How we created and evolved our Equity, Diversity & Inclusion Charter for Change

People & Culture

In this blog, Lucy Doubleday, Managing Partner and Kate Corrie, Head of People and Culture share how they have evolved our Equity, Diversity & Inclusion Charter for Change.

We all know that advertising has a problem with diversity. When it comes to representation, the industry as a whole has repeatedly shown to be in a state of inequality.

In 2018, while we recognised the importance and benefits of having a diverse team, we didn’t always have a consistent approach to achieving this. We had grown quickly and relied on word of mouth or recommendations from our team when it came to hiring, and we had a lot of interest in being involved in D&I initiatives, but little structure.

We realised that to build an inclusive and representative team, we had to change. We began thinking about recruitment differently. We started making changes such as cracking down on nepotism by stopping casual work placements.

We then formalised the actions we’d been taking (and added new ones), and held ourselves accountable for progress, through creating and publishing our first official Diversity & Inclusion Charter for Change, a three year programme of action.

Fast forward to 2021, and we decided the Charter would not run for a three year period, but a one year period.

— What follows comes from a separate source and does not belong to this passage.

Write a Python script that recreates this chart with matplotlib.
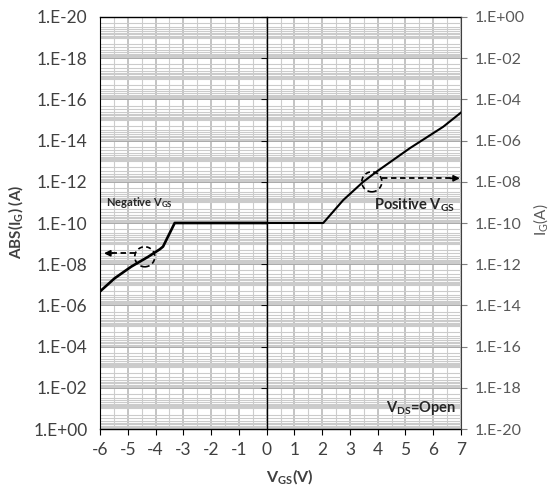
import numpy as np
import matplotlib
matplotlib.use('Agg')
import matplotlib.pyplot as plt
from matplotlib.patches import Ellipse
from matplotlib.ticker import LogLocator, MultipleLocator, NullFormatter, NullLocator

plt.rcParams['font.family'] = ['Lato', 'DejaVu Sans']
plt.rcParams['mathtext.fontset'] = 'custom'
plt.rcParams['mathtext.rm'] = 'Lato'
plt.rcParams['mathtext.bf'] = 'Lato:bold'
plt.rcParams['mathtext.it'] = 'Lato:italic'
plt.rcParams['axes.unicode_minus'] = False

# negative VGS branch, read against the left (inverted) axis: ABS(IG)
vgs_neg = [-6.0, -5.47, -4.87, -4.27, -3.85, -3.73, -3.31, 0.0]
abs_ig_neg = [2.1e-7, 4.8e-8, 1.3e-8, 4.4e-9, 1.9e-9, 1.4e-9, 1.0e-10, 1.0e-10]

# positive VGS branch, read against the right axis: IG
vgs_pos = [0.0, 2.04, 2.76, 3.48, 3.96, 5.16, 6.36, 7.0]
ig_pos = [1.0e-10, 1.0e-10, 1.3e-9, 1.0e-8, 3.1e-8, 4.3e-7, 4.7e-6, 2.3e-5]

x_ticks = [-6, -5, -4, -3, -2, -1, 0, 1, 2, 3, 4, 5, 6, 7]
y_ticks = [1e-20, 1e-18, 1e-16, 1e-14, 1e-12, 1e-10, 1e-08, 1e-06, 1e-04, 1e-02, 1e+00]
y_labels = ['1.E-20', '1.E-18', '1.E-16', '1.E-14', '1.E-12', '1.E-10',
            '1.E-08', '1.E-06', '1.E-04', '1.E-02', '1.E+00']

dark = '#404040'
grey = '#595959'

fig = plt.figure(figsize=(5.53, 4.86), dpi=100)
ax = fig.add_axes([100 / 553, 1 - 429 / 486, 361 / 553, 412 / 486])

# main axis: inverted log, spine crossing at x = 0
ax.set_xlim(-6, 7)
ax.set_yscale('log')
ax.set_ylim(1, 1e-20)
ax.set_xticks(x_ticks)
ax.xaxis.set_minor_locator(MultipleLocator(0.5))
ax.set_yticks(y_ticks)
ax.yaxis.set_minor_locator(LogLocator(base=10, subs=np.arange(1, 10), numticks=200))
ax.yaxis.set_minor_formatter(NullFormatter())
ax.tick_params(axis='y', which='major', direction='out', length=4, width=0.8,
               color='black', labelleft=False)
ax.tick_params(axis='y', which='minor', length=0)
ax.tick_params(axis='x', which='major', direction='out', length=4, width=0.8,
               color='black', labelsize=12.5, labelcolor=dark, pad=5)
ax.tick_params(axis='x', which='minor', length=0)
ax.spines['left'].set_position(('data', 0))
ax.spines['right'].set_visible(False)
for s in ['left', 'top', 'bottom']:
    ax.spines[s].set_color('black')
    ax.spines[s].set_linewidth(1.0)

ax.grid(True, axis='x', which='major', color='#b4b4b4', lw=1.1)
ax.grid(True, axis='x', which='minor', color='#cdcdcd', lw=0.8)
ax.grid(True, axis='y', which='major', color='#a8a8a8', lw=1.4)
ax.grid(True, axis='y', which='minor', color='#cbcbcb', lw=0.8)
ax.set_axisbelow(True)

# left labels on the plot border
ax_l = ax.twinx()
ax_l.set_yscale('log')
ax_l.set_ylim(1, 1e-20)
ax_l.yaxis.tick_left()
ax_l.yaxis.set_label_position('left')
ax_l.set_yticks(y_ticks)
ax_l.set_yticklabels(y_labels)
ax_l.yaxis.set_minor_locator(NullLocator())
ax_l.tick_params(axis='y', which='both', length=0, labelsize=12.5, labelcolor=dark, pad=9)
for s in ['right', 'top', 'bottom']:
    ax_l.spines[s].set_visible(False)
ax_l.spines['left'].set_color('black')

# right axis: normal log
ax_r = ax.twinx()
ax_r.set_yscale('log')
ax_r.set_ylim(1e-20, 1)
ax_r.set_yticks(y_ticks)
ax_r.set_yticklabels(y_labels)
ax_r.yaxis.set_minor_locator(NullLocator())
ax_r.tick_params(axis='y', which='major', direction='out', length=4, width=0.8,
                 color='#7f7f7f', labelsize=11.5, labelcolor=grey, pad=6)
for s in ['left', 'top', 'bottom']:
    ax_r.spines[s].set_visible(False)
ax_r.spines['right'].set_color('#404040')

ax.plot(vgs_neg, abs_ig_neg, color='black', lw=1.9, solid_joinstyle='round')
ax_r.plot(vgs_pos, ig_pos, color='black', lw=1.5, solid_joinstyle='round')

# axis titles
fig.text(16 / 553, 1 - 222 / 486, r'ABS(I$_\mathbf{G}$) (A)', rotation=90,
         fontsize=11, fontweight='bold', color=dark, ha='center', va='center')
fig.text(541 / 553, 1 - 220 / 486, r'I$_\mathrm{G}$(A)', rotation=90,
         fontsize=11, color=grey, ha='center', va='center')
fig.text(290 / 553, 1 - 477 / 486, r'V$_\mathbf{GS}$(V)', fontsize=11.5,
         fontweight='bold', color=dark, ha='center', va='center')

# dashed circles and arrows
for (cx, cy) in [(0.124, 0.418), (0.753, 0.600)]:
    ax.add_patch(Ellipse((cx, cy), 20 / 361, 20 / 412, transform=ax.transAxes,
                         fill=False, ec='black', lw=1.2, ls=(0, (3, 2)), zorder=5))

ax.plot([0.097, 0.03], [0.4265, 0.4265], transform=ax.transAxes, color='black',
        lw=1.3, ls=(0, (3, 2)), zorder=5)
ax.annotate('', xy=(0.011, 0.4265), xytext=(0.035, 0.4265), xycoords='axes fraction',
            arrowprops=dict(arrowstyle='-|>', color='black', lw=1.2,
                            mutation_scale=9, shrinkA=0, shrinkB=0))
ax.plot([0.781, 0.975], [0.6085, 0.6085], transform=ax.transAxes, color='black',
        lw=1.3, ls=(0, (3, 2)), zorder=5)
ax.annotate('', xy=(0.997, 0.6085), xytext=(0.97, 0.6085), xycoords='axes fraction',
            arrowprops=dict(arrowstyle='-|>', color='black', lw=1.2,
                            mutation_scale=9, shrinkA=0, shrinkB=0))

ax.text(0.018, 0.55, r'Negative V$_\mathbf{GS}$', transform=ax.transAxes,
        fontsize=8, fontweight='bold', color='#262626', va='center', ha='left')
ax.text(0.76, 0.542, r'Positive V$_\mathbf{GS}$', transform=ax.transAxes,
        fontsize=10.5, fontweight='bold', color='#262626', va='center', ha='left')
ax.text(0.985, 0.052, r'V$_\mathbf{DS}$=Open', transform=ax.transAxes,
        fontsize=10.5, fontweight='bold', color='#262626', va='center', ha='right')

fig.savefig('out.png', dpi=100, facecolor='white')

The three year cycle was just too long – the shorter time frame allows us to maintain momentum and share more regular progress with the team. The Charter would include a fresh set of ambitions, across our People, Culture and Work – and would ask existing and new clients to agree to certain behaviours.

This is the current structure of our Equity, Diversity & Inclusion Charter for Change – and it’s safe to say that it’s been a process of continuous evolution. Here are the key learnings that we’ve gathered along the way.

Roles and responsibilities have to be crystal clear

Initially, members of the leadership team ran different areas of the Charter, but this resulted in a case of ‘too many cooks’ who had busy day jobs. We’ve learned from this, streamlined and re-focused the management of the programme – roles and responsibilities are now incredibly clear. Our CEO Jim Coleman signs the Charter and stays actively involved with the initiatives, and we now have a single overall owner – Kate Corrie (Head of People & Culture) – supported by Lucy Doubleday (Managing Partner). We’ve launched more employee resource groups to ensure the business is closer to the experiences of the different groups represented in the agency, but ultimately all actions are being driven from a central point. We’re also very clear with what is mandated in terms of agency participation – some training sessions like unconscious bias, for example, have to be undertaken by everyone.

Data is important, but it’s not everything

We started off with a heavy focus on data and numbers – targeting certain percentages when it comes to representation, for example. We realised a few things quite quickly here – first we needed really great initial data sets to work with in order to effectively track progress, so we had to improve our data collection process across the agency. And secondly, while specific targets are important (and we still include these), so are broader cultural activities – inclusion should be woven into the fabric of the agency, not just given as a numerical target on a piece of paper.

You will need help

We tried at first to do too much on our own, but eventually realised we would benefit from some help in some areas. There are some great partners and organisations out there. For example, in year three of the Charter, we felt we needed to overhaul the way we recruited. We worked with the excellent Jennie Child at Balance who really unpicked our recruitment process from an objective position. We’ve also had some excellent external speakers who’ve come in to educate and inspire the agency, such as Lisa Power MBE, Marvin Sordell and Kim Erin Cowley. But it’s important to find the right people – there are lots of trainers and speakers who talk a good game but don’t deliver. Be thorough with your vetting process before bringing anyone in. As a starting point, the IPA holds excellent conferences and has good resources to lean into, including its annual agency census.

You’re never finished!

When we assess the Charter and our goals each year we do share both the achievements and where we have more work to do with the agency, but it’s not a case of ever feeling like we’ve ‘completed’ it. It’s about continuous evolution. There’s always more that can be done both internally and in the wider industry. For example, we re-launched our Upstarts programme last year to help bring people from broader socioeconomic backgrounds into advertising, and it’s still very much in the initial stages – when we reach the goals we’ve currently set, it’ll be time to set more ambitious ones.

We’re so proud that E,D&I now runs throughout the agency – perhaps not seamlessly at all times, but it’s certainly a part of our culture and drives our business performance too. At a time when clients are requesting evidence of D&I actions as part of RFIs, it’s good to be in a place where we can share initiatives and proof of progress. It’s taken a lot of effort to get here, and also a lot of honesty with ourselves and our colleagues. But we know that inclusion and representation at every level is key to building an agency where our people thrive, and our clients benefit from the best possible work.